▸ **Data shown**

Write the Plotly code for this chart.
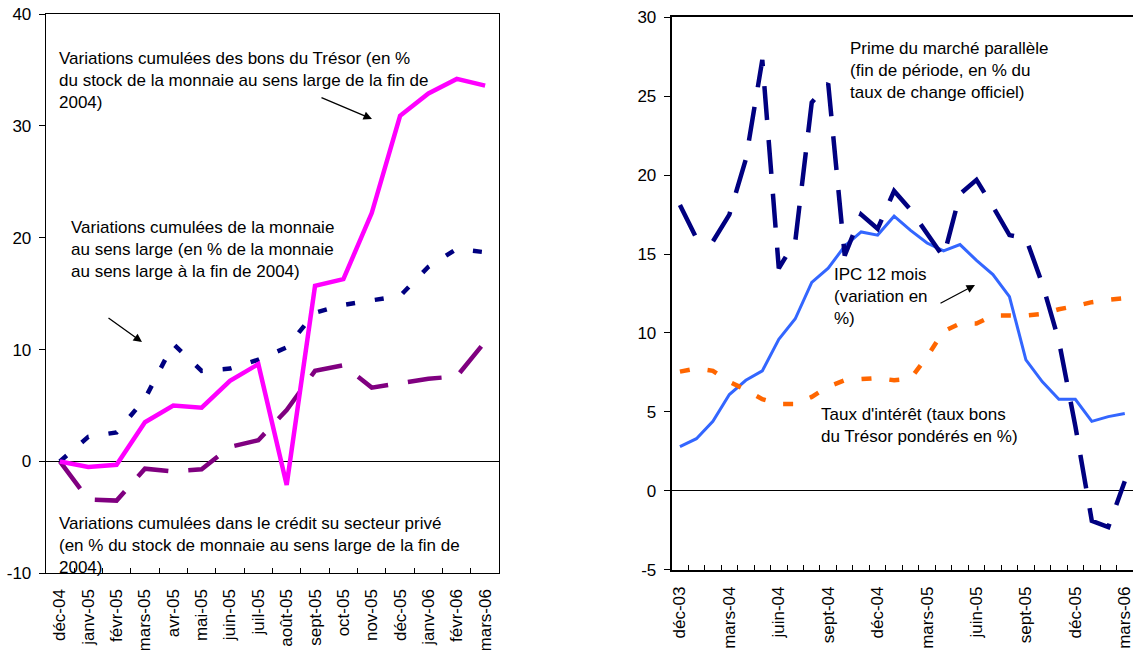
import plotly.graph_objects as go

# ---------------- data: left panel ----------------
months_left = ["déc-04", "janv-05", "févr-05", "mars-05", "avr-05", "mai-05", "juin-05",
               "juil-05", "août-05", "sept-05", "oct-05", "nov-05", "déc-05", "janv-06",
               "févr-06", "mars-06"]
bons_tresor = [0, -0.5, -0.3, 3.5, 5.0, 4.8, 7.2, 8.7, -2.1, 15.7, 16.3, 22.2, 30.9, 32.9, 34.2, 33.6]
monnaie_large = [0, 2.2, 2.6, 5.6, 10.5, 8.1, 8.3, 9.1, 10.2, 13.3, 14.0, 14.4, 14.8, 17.4, 19.0, 18.7]
credit_prive = [0, -3.4, -3.5, -0.65, -0.9, -0.7, 1.3, 1.9, 4.6, 8.1, 8.6, 6.6, 7.0, 7.4, 7.6, 10.7]
left_yticks = [-10, 0, 10, 20, 30, 40]

# ---------------- data: right panel ----------------
months_right = ["déc-03", "janv-04", "févr-04", "mars-04", "avr-04", "mai-04", "juin-04",
                "juil-04", "août-04", "sept-04", "oct-04", "nov-04", "déc-04", "janv-05",
                "févr-05", "mars-05", "avr-05", "mai-05", "juin-05", "juil-05", "août-05",
                "sept-05", "oct-05", "nov-05", "déc-05", "janv-06", "févr-06", "mars-06"]
prime_parallele = [18.1, 16.0, 15.8, 17.5, 21.0, 27.3, 14.1, 15.8, 24.6, 25.8, 14.9, 17.5,
                   16.6, 19.0, 17.8, 16.3, 14.8, 18.8, 19.7, 18.0, 16.2, 16.0, 13.1, 9.5,
                   4.1, -1.9, -2.3, 0.6]
ipc_12_mois = [2.8, 3.3, 4.4, 6.1, 7.0, 7.6, 9.6, 10.9, 13.2, 14.1, 15.5, 16.4, 16.2, 17.4,
               16.5, 15.7, 15.2, 15.6, 14.6, 13.7, 12.3, 8.3, 6.9, 5.8, 5.8, 4.4, 4.7, 4.9]
taux_interet = [7.55, 7.75, 7.6, 6.9, 6.4, 5.8, 5.5, 5.5, 5.95, 6.6, 7.0, 7.1, 7.15, 7.0,
                7.1, 8.5, 10.1, 10.6, 10.6, 11.1, 11.1, 11.1, 11.2, 11.5, 11.7, 11.95, 12.1, 12.2]
right_yticks = [-5, 0, 5, 10, 15, 20, 25, 30]
right_label_step = 3

W, H = 1133, 650
FONT = "Liberation Sans, Arial, sans-serif"

xl = list(range(len(months_left)))
xr = list(range(len(months_right)))

fig = go.Figure()

# left panel traces
fig.add_trace(go.Scatter(x=xl, y=monnaie_large, mode="lines", xaxis="x", yaxis="y",
                         line=dict(color="#000080", width=4.5, dash="9px,20px")))
fig.add_trace(go.Scatter(x=xl, y=credit_prive, mode="lines", xaxis="x", yaxis="y",
                         line=dict(color="#800080", width=4.5, dash="34px,20px")))
fig.add_trace(go.Scatter(x=xl, y=bons_tresor, mode="lines", xaxis="x", yaxis="y",
                         line=dict(color="#FF00FF", width=4.5)))

# right panel traces
fig.add_trace(go.Scatter(x=xr, y=ipc_12_mois, mode="lines", xaxis="x2", yaxis="y2",
                         line=dict(color="#3366FF", width=3)))
fig.add_trace(go.Scatter(x=xr, y=prime_parallele, mode="lines", xaxis="x2", yaxis="y2",
                         line=dict(color="#000080", width=4.5, dash="34px,20px")))
fig.add_trace(go.Scatter(x=xr, y=taux_interet, mode="lines", xaxis="x2", yaxis="y2",
                         line=dict(color="#FF6600", width=4.5, dash="10px,18px")))


def px_x(p):
    return p / W


def px_y(p):
    return 1 - p / H


tickfont = dict(family=FONT, size=17, color="black")

fig.update_layout(
    template="none",
    width=W, height=H,
    margin=dict(l=0, r=0, t=0, b=0, pad=0, autoexpand=False),
    paper_bgcolor="white", plot_bgcolor="white",
    showlegend=False, hovermode=False,
    font=dict(family=FONT, size=17, color="black"),
    xaxis=dict(
        domain=[px_x(45.7), px_x(499.3)], range=[-0.5, len(xl) - 0.5], automargin=False,
        tickmode="array", tickvals=xl, ticktext=months_left, tickangle=-90,
        ticks="", showgrid=False, zeroline=False,
        showline=True, linecolor="black", linewidth=1, mirror=True,
        tickfont=tickfont, ticklabelstandoff=8, ticklabeloverflow="allow",
        minor=dict(tickmode="array", tickvals=[i + 0.5 for i in xl[:-1]],
                   ticks="inside", ticklen=5, tickcolor="black", tickwidth=1, showgrid=False),
        anchor="y", fixedrange=True,
    ),
    yaxis=dict(
        domain=[px_y(573.3), px_y(14)], range=[-10, 40], automargin=False,
        tickmode="array", tickvals=left_yticks, ticktext=[str(v) for v in left_yticks],
        ticks="outside", ticklen=6, tickcolor="black", tickwidth=1,
        showgrid=False, zeroline=True, zerolinecolor="black", zerolinewidth=1,
        showline=True, linecolor="black", linewidth=1, mirror=True,
        tickfont=tickfont, ticklabelstandoff=4,
        anchor="x", fixedrange=True,
    ),
    xaxis2=dict(
        domain=[px_x(671.7), 1.0], range=[-0.5, len(xr) - 0.5], automargin=False,
        tickmode="array", tickvals=xr[::right_label_step],
        ticktext=months_right[::right_label_step], tickangle=-90,
        ticks="", showgrid=False, zeroline=False,
        showline=True, linecolor="black", linewidth=2, mirror=True,
        tickfont=tickfont, ticklabelstandoff=8, ticklabeloverflow="allow",
        minor=dict(tickmode="array", tickvals=[i + 0.5 for i in xr[:-1]],
                   ticks="inside", ticklen=5, tickcolor="black", tickwidth=1, showgrid=False),
        anchor="y2", fixedrange=True,
    ),
    yaxis2=dict(
        domain=[px_y(569.7), px_y(17.3)], range=[-5, 30], automargin=False,
        tickmode="array", tickvals=right_yticks, ticktext=[str(v) for v in right_yticks],
        ticks="outside", ticklen=6, tickcolor="black", tickwidth=1,
        showgrid=False, zeroline=True, zerolinecolor="black", zerolinewidth=1,
        showline=True, linecolor="black", linewidth=2, mirror=False,
        tickfont=tickfont, ticklabelstandoff=4,
        anchor="x2", fixedrange=True,
    ),
)

afont = dict(family=FONT, size=17, color="black")
texts = [
    ("Variations cumulées des bons du Trésor (en %<br>du stock de la monnaie au sens large de la fin de<br>2004)", 58.3, 80),
    ("Variations cumulées de la monnaie<br>au sens large (en % de la monnaie<br>au sens large à la fin de 2004)", 70, 249),
    ("Variations cumulées dans le crédit su secteur privé<br>(en % du stock de monnaie au sens large de la fin de<br>2004)", 58.3, 545),
    ("Prime du marché parallèle<br>(fin de période, en % du<br>taux de change officiel)", 849, 70.7),
    ("IPC 12 mois<br>(variation en<br>%)", 833.3, 296.7),
    ("Taux d'intérêt (taux bons<br>du Trésor pondérés en %)", 820.3, 425.8),
]
for t, x, y in texts:
    fig.add_annotation(text=t, x=px_x(x), y=px_y(y), xref="paper", yref="paper",
                       xanchor="left", yanchor="middle", align="left",
                       showarrow=False, font=afont, borderpad=0)

arrows = [  # head x, head y, tail offset x, tail offset y (pixels)
    (372, 119, -52, -22),
    (142, 342, -35, -25),
    (975, 285, -36, 19),
]
for hx, hy, ax, ay in arrows:
    fig.add_annotation(text="", x=px_x(hx), y=px_y(hy), xref="paper", yref="paper",
                       ax=ax, ay=ay, axref="pixel", ayref="pixel",
                       showarrow=True, arrowhead=2, arrowsize=1.3, arrowwidth=1.3,
                       arrowcolor="black", standoff=0)

fig.write_html(
    "out.html",
    config={"displayModeBar": False, "staticPlot": True},
    post_script="document.body.style.margin='0px';document.body.style.padding='0px';"
                "document.documentElement.style.overflow='hidden';",
)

▸ **Work to be completed**
Skip every picture and return the lines above from the top through the one that contains "import plotly.graph_objects as go".

▸ **Result of this exercise**
Write the Plotly code for this chart.
import plotly.graph_objects as go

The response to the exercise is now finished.